## Raw records
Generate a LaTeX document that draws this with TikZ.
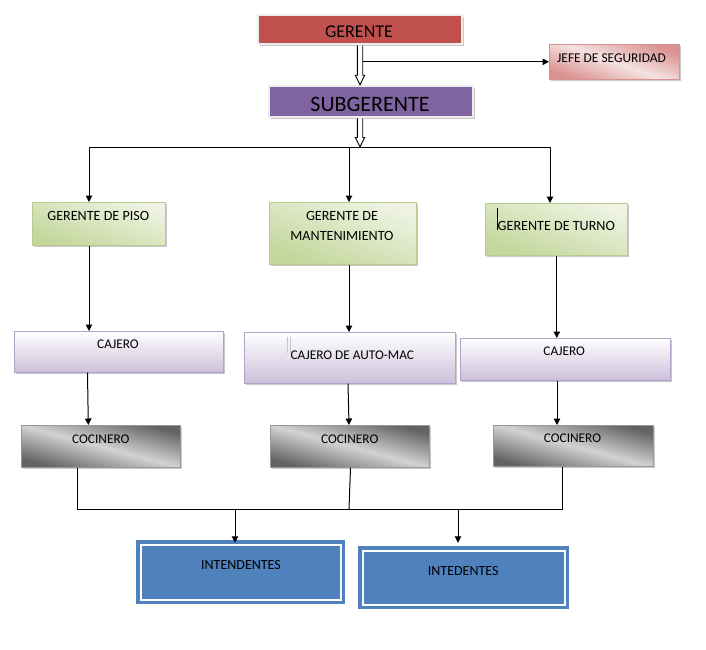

==

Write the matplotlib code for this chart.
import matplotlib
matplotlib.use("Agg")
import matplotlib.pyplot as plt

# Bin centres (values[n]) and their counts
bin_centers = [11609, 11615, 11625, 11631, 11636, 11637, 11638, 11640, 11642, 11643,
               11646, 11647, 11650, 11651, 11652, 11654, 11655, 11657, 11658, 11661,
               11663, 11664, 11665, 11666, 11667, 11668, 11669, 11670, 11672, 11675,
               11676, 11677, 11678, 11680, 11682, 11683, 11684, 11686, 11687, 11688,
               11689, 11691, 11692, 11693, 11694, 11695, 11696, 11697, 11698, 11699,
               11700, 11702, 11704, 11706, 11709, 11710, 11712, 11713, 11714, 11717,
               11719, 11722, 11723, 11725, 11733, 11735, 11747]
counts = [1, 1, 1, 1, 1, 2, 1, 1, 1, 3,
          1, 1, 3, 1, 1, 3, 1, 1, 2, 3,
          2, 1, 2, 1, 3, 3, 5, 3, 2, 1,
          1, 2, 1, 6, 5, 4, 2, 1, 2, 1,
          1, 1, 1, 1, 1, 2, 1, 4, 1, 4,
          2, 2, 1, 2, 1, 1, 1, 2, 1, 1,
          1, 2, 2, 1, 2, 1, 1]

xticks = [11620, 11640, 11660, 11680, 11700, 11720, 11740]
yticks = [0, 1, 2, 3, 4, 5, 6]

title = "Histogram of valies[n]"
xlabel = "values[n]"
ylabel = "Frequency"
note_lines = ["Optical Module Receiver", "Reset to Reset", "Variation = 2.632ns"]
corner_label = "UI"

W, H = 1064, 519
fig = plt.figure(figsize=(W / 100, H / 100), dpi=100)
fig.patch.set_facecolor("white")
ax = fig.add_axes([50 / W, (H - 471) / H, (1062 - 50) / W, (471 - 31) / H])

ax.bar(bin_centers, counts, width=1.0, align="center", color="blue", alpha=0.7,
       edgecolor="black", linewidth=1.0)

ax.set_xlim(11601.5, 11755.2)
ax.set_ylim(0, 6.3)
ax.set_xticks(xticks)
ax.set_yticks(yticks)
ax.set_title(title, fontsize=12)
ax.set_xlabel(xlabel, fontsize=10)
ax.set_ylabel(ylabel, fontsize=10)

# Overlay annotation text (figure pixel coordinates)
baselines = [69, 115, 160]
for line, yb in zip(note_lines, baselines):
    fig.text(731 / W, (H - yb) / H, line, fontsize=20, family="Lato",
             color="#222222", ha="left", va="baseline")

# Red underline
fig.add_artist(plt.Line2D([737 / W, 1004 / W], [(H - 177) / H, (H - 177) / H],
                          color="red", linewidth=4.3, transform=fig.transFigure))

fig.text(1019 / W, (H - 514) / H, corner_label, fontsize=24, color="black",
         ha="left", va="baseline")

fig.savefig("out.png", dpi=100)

## Requirements
Pull out each line containing the word "this" and copy it.

## Result of the exercise
Generate a LaTeX document that draws this with TikZ.
Write the matplotlib code for this chart.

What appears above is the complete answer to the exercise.